Jakarta, TAMBANG – Pemerintah memastikan kebijakan larangan ekspor timah akan berlaku pada tahun 2023 mendatang. Hal ini dilakukan demi mentransformasi ekonomi industri sektor primer menuju industri berbasis nilai tambah.
Menteri Investasi merangkap Kepala Badan Koordinasi Penanaman Modal (BKPM), Bahlil Lahadalia menyebut kebijakan ini sudah saatnya dlakukan pemerintah, mengingat selama ini hilirisasi timah dalam negeri hanya mencapai 5 persen. Sisanya diekspor ke luar berupa ingot timah.
“Timah terbesar di dunia penghasilnya adalah China tapi dia melakukan hilirisasi sampai 60-70 persen. kedua Indonesia tetapi Indonesia hanya melakukan hilirisasi sebanyak 5 persen. Selebihnya ekspor,” kata Bahlil dalam kuliah tamu di Kampus ITB, Bandung, Rabu (5/10).
Bahlil juga menyayangkan harga timah di pasar internasional karena diatur oleh negara yang tidak memiliki sumber daya timah. Karena itu, larangan ekspor timah ini sebagai sikap tegas pemerintah untuk bisa bersaing dengan negara maju.

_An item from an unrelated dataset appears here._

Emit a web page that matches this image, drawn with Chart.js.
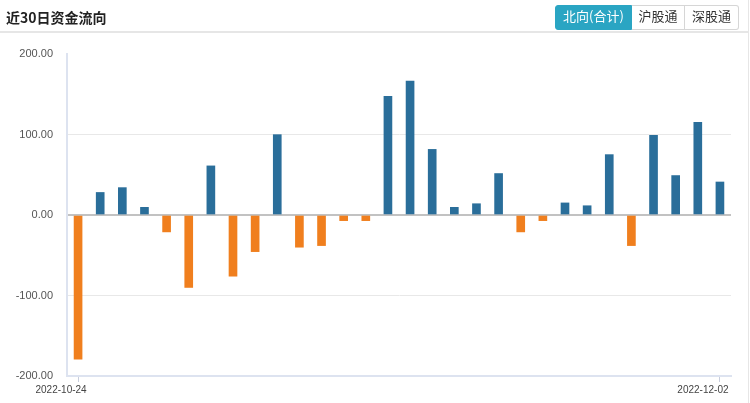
<!DOCTYPE html>
<html>
<head>
<meta charset="utf-8">
<script src="https://cdn.jsdelivr.net/npm/chart.js@4/dist/chart.umd.min.js"></script>
<style>
  html, body { margin: 0; padding: 0; background: #fff; }
  #panel { position: relative; width: 750px; height: 403px; overflow: hidden; }
  #panel::after { content: ""; position: absolute; right: 1px; top: 0; bottom: 0; width: 1px; background: #e6e6e6; }
  #head { position: absolute; left: 0; top: 0; width: 748px; height: 31px; border-bottom: 2px solid #e6e6e6; }
  #title { position: absolute; left: 6px; top: 7px; font: bold 14px "Noto Sans CJK SC", sans-serif; color: #222; line-height: 20px; }
  #tabs { position: absolute; left: 555px; top: 5px; display: flex; }
  #tabs span { display: block; height: 23px; line-height: 23px; font: 13px "Noto Sans CJK SC", sans-serif; color: #333;
    border: 1px solid #d6d6d6; border-left: none; text-align: center; background: #fff; }
  #tabs span:first-child { border-left: 1px solid #2aa5c3; border-color: #2aa5c3; background: #2aa5c3; color: #fff; border-radius: 3px 0 0 3px; }
  #tabs span:last-child { border-radius: 0 3px 3px 0; }
  #chart { position: absolute; left: 0; top: 0; }
</style>
</head>
<body>
<div id="panel">
  <canvas id="chart" width="750" height="403"></canvas>
  <div id="head">
    <div id="title">近30日资金流向</div>
    <div id="tabs"><span style="width:75px">北向(合计)</span><span style="width:52px">沪股通</span><span style="width:53px">深股通</span></div>
  </div>
</div>
<script>
const dates = [
  "2022-10-24", "2022-10-25", "2022-10-26", "2022-10-27", "2022-10-28",
  "2022-10-31", "2022-11-01", "2022-11-02", "2022-11-03", "2022-11-04",
  "2022-11-07", "2022-11-08", "2022-11-09", "2022-11-10", "2022-11-11",
  "2022-11-14", "2022-11-15", "2022-11-16", "2022-11-17", "2022-11-18",
  "2022-11-21", "2022-11-22", "2022-11-23", "2022-11-24", "2022-11-25",
  "2022-11-28", "2022-11-29", "2022-11-30", "2022-12-01", "2022-12-02",
];
const netFlow = [
  -179, 28, 34, 9.5, -21,
  -90, 61, -76, -45.5, 99.8,
  -40, -38, -7, -7, 147.5,
  166.5, 81.5, 9.5, 14, 51.5,
  -21, -7, 15, 11.5, 75,
  -38, 99, 49, 115, 41,
];
const yTicks = [-200, -100, 0, 100, 200];

const UP = "#2a6e9a";
const DOWN = "#f07f1e";
const lastIdx = dates.length - 1;

const ctx = document.getElementById("chart").getContext("2d");
new Chart(ctx, {
  type: "bar",
  data: {
    labels: dates,
    datasets: [
      {
        data: netFlow,
        backgroundColor: netFlow.map((v) => (v >= 0 ? UP : DOWN)),
        borderWidth: 0,
        barThickness: 8,
      },
    ],
  },
  options: {
    responsive: false,
    animation: false,
    layout: { padding: { top: 54, right: 19, left: 0, bottom: 0 } },
    plugins: { legend: { display: false }, tooltip: { enabled: false } },
    scales: {
      x: {
        offset: true,
        afterFit: (s) => { s.height = 27; },
        grid: {
          offset: false,
          drawOnChartArea: false,
          tickLength: 6,
          color: (c) => (c.index === 0 || c.index === lastIdx ? "#c8cedd" : "rgba(0,0,0,0)"),
        },
        border: { color: "#dde3f0", width: 2 },
        ticks: {
          autoSkip: false,
          maxRotation: 0,
          padding: 2,
          labelOffset: -17,
          color: "#444",
          font: { family: "Liberation Sans", size: 10 },
          callback: (v, i) => (i === 0 || i === lastIdx ? dates[i] : ""),
        },
      },
      y: {
        min: yTicks[0],
        max: yTicks[yTicks.length - 1],
        afterFit: (s) => { s.width = 67; },
        afterBuildTicks: (s) => { s.ticks = yTicks.map((v) => ({ value: v })); },
        grid: {
          drawTicks: false,
          color: (c) => {
            const v = c.tick.value;
            if (v === 0) return "#c2c2c2";
            if (v === 200 || v === -200) return "rgba(0,0,0,0)";
            return "#e8e8e8";
          },
          lineWidth: (c) => (c.tick.value === 0 ? 2 : 1),
        },
        border: { color: "#dde3f0", width: 2 },
        ticks: {
          padding: 14,
          color: "#555",
          font: { family: "Liberation Sans", size: 11 },
          callback: (v) => Number(v).toFixed(2),
        },
      },
    },
  },
});
</script>
</body>
</html>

“Lebih ironis lagi harga timah dunia dikendalikan oleh negara yang tidak mempunyai timah. ini kan lucu,” jelas Bahlil.
Bagi bahlil, hilirisasi adalah pintu masuk Indonesia untuk menjadi negara maju di tengah situasi ekonomi dan politik global yang tidak menentu. Mantan Ketua Umum Hipmi ini menceritakan bahwa tidak semua negara menginginkan Indonesia menjadi negara maju terutama lewat kebijakan hilirisasi.
“Tidak semua negara itu pingin Indonesia menjadi negara yang maju lewat hilirisasi. Sebab di negara G20, menentang hilirisasi ini,” imbuhnya.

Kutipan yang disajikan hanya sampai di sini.